··· INFORMATION PROVIDED ···

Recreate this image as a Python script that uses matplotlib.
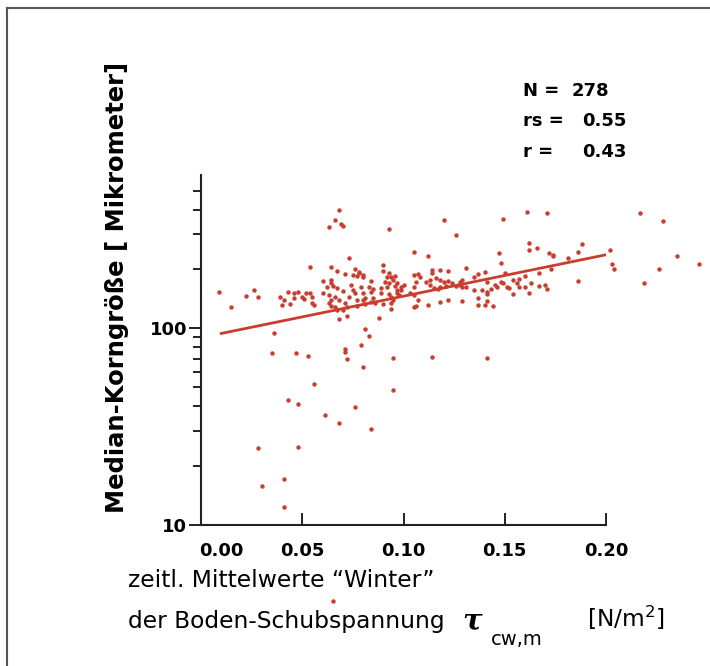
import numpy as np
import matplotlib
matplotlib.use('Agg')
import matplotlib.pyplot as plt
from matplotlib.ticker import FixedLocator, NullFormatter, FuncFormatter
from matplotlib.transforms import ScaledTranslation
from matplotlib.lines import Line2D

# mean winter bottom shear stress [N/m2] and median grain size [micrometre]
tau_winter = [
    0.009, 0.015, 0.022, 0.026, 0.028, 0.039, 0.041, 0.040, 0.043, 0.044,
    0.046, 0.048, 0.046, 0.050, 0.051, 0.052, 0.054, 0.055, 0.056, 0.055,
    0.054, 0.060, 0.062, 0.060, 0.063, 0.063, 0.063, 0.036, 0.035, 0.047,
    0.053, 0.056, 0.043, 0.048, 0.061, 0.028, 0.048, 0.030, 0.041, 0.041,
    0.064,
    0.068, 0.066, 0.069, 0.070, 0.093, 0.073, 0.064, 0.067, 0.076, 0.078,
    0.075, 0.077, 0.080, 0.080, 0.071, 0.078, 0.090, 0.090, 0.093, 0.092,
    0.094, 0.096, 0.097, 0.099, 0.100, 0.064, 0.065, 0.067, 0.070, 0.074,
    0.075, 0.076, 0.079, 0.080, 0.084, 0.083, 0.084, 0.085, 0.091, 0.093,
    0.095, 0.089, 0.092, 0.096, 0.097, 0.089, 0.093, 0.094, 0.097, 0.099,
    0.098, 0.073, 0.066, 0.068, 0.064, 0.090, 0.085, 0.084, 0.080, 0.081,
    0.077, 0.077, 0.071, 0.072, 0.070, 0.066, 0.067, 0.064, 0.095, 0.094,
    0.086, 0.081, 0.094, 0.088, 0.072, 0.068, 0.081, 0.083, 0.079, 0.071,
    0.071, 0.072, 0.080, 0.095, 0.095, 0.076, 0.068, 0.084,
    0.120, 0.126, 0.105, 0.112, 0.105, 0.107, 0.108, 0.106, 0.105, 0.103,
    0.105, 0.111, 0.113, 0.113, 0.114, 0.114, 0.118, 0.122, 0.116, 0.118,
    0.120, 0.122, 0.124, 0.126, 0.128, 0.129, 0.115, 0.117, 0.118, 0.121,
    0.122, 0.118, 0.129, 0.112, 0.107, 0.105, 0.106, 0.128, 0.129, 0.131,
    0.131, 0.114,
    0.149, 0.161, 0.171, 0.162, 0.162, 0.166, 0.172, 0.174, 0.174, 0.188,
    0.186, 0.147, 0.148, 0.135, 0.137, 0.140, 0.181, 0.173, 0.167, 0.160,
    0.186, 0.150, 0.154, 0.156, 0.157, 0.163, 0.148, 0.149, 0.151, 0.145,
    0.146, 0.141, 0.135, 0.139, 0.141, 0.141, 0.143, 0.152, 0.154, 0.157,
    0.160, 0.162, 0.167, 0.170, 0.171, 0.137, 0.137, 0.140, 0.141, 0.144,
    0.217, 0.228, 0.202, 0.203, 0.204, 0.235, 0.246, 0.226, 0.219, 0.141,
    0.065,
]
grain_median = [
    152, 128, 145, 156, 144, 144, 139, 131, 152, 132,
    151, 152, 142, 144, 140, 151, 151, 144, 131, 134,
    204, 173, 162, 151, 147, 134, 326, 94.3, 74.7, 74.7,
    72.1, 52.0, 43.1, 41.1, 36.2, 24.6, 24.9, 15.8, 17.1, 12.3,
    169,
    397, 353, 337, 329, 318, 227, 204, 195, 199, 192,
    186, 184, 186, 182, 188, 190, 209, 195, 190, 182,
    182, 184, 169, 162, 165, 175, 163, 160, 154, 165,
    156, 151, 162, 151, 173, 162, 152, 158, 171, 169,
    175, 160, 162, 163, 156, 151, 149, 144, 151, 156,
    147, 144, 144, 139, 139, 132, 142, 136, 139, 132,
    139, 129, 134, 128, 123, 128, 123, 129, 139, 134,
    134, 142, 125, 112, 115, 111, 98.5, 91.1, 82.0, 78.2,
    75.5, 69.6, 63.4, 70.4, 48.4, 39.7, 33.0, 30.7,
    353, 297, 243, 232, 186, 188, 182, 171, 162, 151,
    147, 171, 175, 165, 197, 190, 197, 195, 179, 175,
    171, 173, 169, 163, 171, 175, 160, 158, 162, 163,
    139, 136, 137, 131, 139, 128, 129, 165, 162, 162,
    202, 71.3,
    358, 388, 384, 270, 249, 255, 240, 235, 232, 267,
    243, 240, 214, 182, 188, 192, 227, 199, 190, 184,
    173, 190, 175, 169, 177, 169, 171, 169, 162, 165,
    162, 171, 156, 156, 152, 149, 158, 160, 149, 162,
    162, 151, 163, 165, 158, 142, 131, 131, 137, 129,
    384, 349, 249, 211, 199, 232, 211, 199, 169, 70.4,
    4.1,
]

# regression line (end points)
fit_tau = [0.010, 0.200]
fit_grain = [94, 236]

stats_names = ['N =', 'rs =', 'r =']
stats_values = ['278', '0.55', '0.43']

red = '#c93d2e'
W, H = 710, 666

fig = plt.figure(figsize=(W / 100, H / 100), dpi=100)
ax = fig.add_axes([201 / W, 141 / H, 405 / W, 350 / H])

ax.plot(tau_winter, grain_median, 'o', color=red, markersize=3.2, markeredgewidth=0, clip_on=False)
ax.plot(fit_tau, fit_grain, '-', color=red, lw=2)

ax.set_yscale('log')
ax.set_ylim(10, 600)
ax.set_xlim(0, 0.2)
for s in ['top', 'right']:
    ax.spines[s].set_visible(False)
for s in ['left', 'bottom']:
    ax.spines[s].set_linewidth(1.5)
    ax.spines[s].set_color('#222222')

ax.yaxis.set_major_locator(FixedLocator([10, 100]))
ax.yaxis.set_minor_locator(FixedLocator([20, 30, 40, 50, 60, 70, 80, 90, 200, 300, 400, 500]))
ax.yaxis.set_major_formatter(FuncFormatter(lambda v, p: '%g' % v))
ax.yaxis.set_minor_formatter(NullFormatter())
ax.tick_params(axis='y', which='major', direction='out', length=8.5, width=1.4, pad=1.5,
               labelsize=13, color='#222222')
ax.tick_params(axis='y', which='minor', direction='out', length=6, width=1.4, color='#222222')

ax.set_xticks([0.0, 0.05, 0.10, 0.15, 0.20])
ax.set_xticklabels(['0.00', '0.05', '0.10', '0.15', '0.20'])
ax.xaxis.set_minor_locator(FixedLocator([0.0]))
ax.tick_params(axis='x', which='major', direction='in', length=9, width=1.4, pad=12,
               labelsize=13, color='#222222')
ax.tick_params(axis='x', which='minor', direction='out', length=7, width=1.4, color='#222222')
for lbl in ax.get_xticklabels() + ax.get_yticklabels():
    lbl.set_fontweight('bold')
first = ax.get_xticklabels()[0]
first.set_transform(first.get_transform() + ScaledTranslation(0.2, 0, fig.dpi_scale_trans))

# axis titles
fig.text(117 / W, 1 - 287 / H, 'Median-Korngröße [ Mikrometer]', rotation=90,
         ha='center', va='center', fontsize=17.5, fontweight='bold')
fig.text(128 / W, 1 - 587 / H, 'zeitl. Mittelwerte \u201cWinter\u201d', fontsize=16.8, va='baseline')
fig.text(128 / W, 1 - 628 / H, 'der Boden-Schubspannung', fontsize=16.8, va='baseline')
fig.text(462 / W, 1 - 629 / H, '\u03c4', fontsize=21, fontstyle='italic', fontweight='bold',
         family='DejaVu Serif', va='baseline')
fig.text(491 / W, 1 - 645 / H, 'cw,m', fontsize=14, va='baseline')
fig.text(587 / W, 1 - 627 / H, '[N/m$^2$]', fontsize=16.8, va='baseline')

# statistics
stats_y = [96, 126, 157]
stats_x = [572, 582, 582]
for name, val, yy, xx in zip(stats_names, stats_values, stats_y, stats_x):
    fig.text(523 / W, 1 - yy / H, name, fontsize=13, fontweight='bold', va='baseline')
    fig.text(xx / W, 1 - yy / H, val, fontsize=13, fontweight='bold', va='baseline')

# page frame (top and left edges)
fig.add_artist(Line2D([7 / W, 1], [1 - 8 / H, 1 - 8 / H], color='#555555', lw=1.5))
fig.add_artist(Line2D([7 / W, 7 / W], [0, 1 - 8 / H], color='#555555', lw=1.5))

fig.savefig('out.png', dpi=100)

···

(WHAT THE EXERCISE ASKS): Repeat the listing above from its first line through the line that contains "from matplotlib.lines import Line2D", both included, and nothing more. Drop the pictures.

(ANSWER TO THIS EXERCISE):
Recreate this image as a Python script that uses matplotlib.
import numpy as np
import matplotlib
matplotlib.use('Agg')
import matplotlib.pyplot as plt
from matplotlib.ticker import FixedLocator, NullFormatter, FuncFormatter
from matplotlib.transforms import ScaledTranslation
from matplotlib.lines import Line2D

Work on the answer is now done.